Tuesday, October 11, 2011

VTS vs. Guided Inquiry

Today in my Museum Education and Interpretation class, we watched a video clip of the Guggenheim Museum's Learning Through Art program in action. In the clip, an artist in residence visited a third-grade classroom in Queens, New York and showed the students how to use guided inquiry questions to view and interpret Franz Marc's Yellow Cow painting. Last week, I visited the National Museum of Women in the Arts and participated in a Visual Thinking Strategies exercise, where a facilitator asked questions to help visitors view and interpret a Magdalena Abakanowicz sculpture. Both the guided inquiry exercise and the VTS exercise used similar questions to achieve comparable goals, but the outcomes were slightly different. Why do some museum programs choose to implement VTS, while others employ guided inquiry exercises?

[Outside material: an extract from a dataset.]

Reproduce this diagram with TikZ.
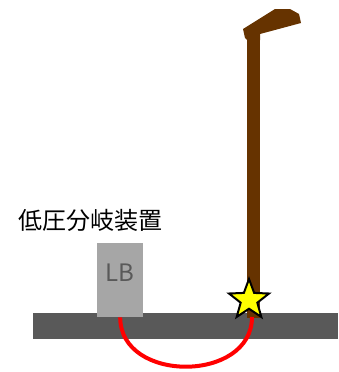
\documentclass[tikz,border=0pt]{standalone}
\usepackage{fontspec}
\newfontfamily\jpfont{Noto Sans CJK JP}
\usetikzlibrary{positioning, shapes.geometric}
\definecolor{RoadGray}{HTML}{595959}
\definecolor{BoxGray}{HTML}{A6A6A6}
\definecolor{PoleBrown}{HTML}{663300}
\definecolor{CableRed}{HTML}{FF0000}
\definecolor{JointYellow}{HTML}{FFFF00}

\begin{document}
\begin{tikzpicture}[
    x=1pt, y=-1pt,
    road/.style = {rectangle, fill=RoadGray, minimum width=305pt, minimum height=26pt, inner sep=0pt, anchor=north west},
    lbbox/.style = {rectangle, fill=BoxGray, minimum width=46pt, minimum height=74pt, inner sep=0pt, anchor=north west},
    lbtext/.style = {font=\jpfont\fontsize{24pt}{28pt}\selectfont, text=RoadGray, inner sep=0pt},
    caption/.style = {font=\jpfont\fontsize{24pt}{28pt}\selectfont, text=black, inner sep=0pt},
    pole/.style = {fill=PoleBrown},
    joint/.style = {star, star points=5, star point ratio=2.4, minimum size=42pt, inner sep=0pt, fill=JointYellow, draw=black, line width=2pt},
    cable/.style = {draw=CableRed, line width=4pt}
]
    \useasboundingbox (0,0) rectangle (338,372);

    % ground and branch box
    \node [road] (road) at (33,313) {};
    \node [lbbox] (lb) at (97,243) {};
    \node [lbtext] (lbname) at ([yshift=7pt]lb.center) {LB};
    \node [caption] (title) at (90,220) {低圧分岐装置};

    % street light
    \fill [pole] (247,33) rectangle (260,318);
    \fill [pole] (243,29) -- (275,9) -- (290,9) -- (299,14) -- (301,23)
        -- (260,34) -- (260,40) -- (247,40) -- (245,38) -- cycle;

    % cable under the road
    \coordinate (tap) at (252,317);
    \draw [cable] (lb.south) .. controls +(0,66) and +(0,66) .. (tap);
    \node [joint] (star) at (249,300) {};
\end{tikzpicture}
\end{document}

In VTS, a facilitator asks the group three questions: What do you see? What makes you think that? What more can you find? The facilitator rephrases each participant's response, but does not provide any information. The process continues as the facilitator repeatedly asks the same questions, giving all willing participants the chance to share their ideas. The exercise concludes when the group either runs out of time or ideas. The goal is not to achieve a result or "find the right answer", but rather to encourage the development of critical thinking skills through looking at a work of art.

Guided inquiry exercises involve a similar facilitator-participant dialogue, and many of the questions asked sound awfully like the questions asked in VTS. The first question is almost always What do you notice? Subsequent questions, however, are shaped based on participant responses and on the subject matter of the lesson, since guided inquiry is often used in conjunction with another subject, like Social Studies or Language Arts. The moderator does not correct misguided ideas, but does provide correct information about the piece and its artist.

Which exercise is more effective? VTS has as its goal the development of critical thinking skills and critical looking skills. The moderator does not validate correct answers or penalize incorrect answers, because the philosophy behind VTS is not focused on what is "right" or "wrong". Many art historians, who spend so much of their time learning and interpreting facts, frequently see VTS as doing an injustice to the students, depriving them of useful knowledge. Guided inquiry, on the other hand, works in a similar way to improve critical thinking skills, but its questions are not always as open-ended. Facilitators don't lecture about the work of art, but they do integrate facts into the discussion. So which one is better? I think the answer will depend on the unique needs of the participants, depending on their age, education level, and interests.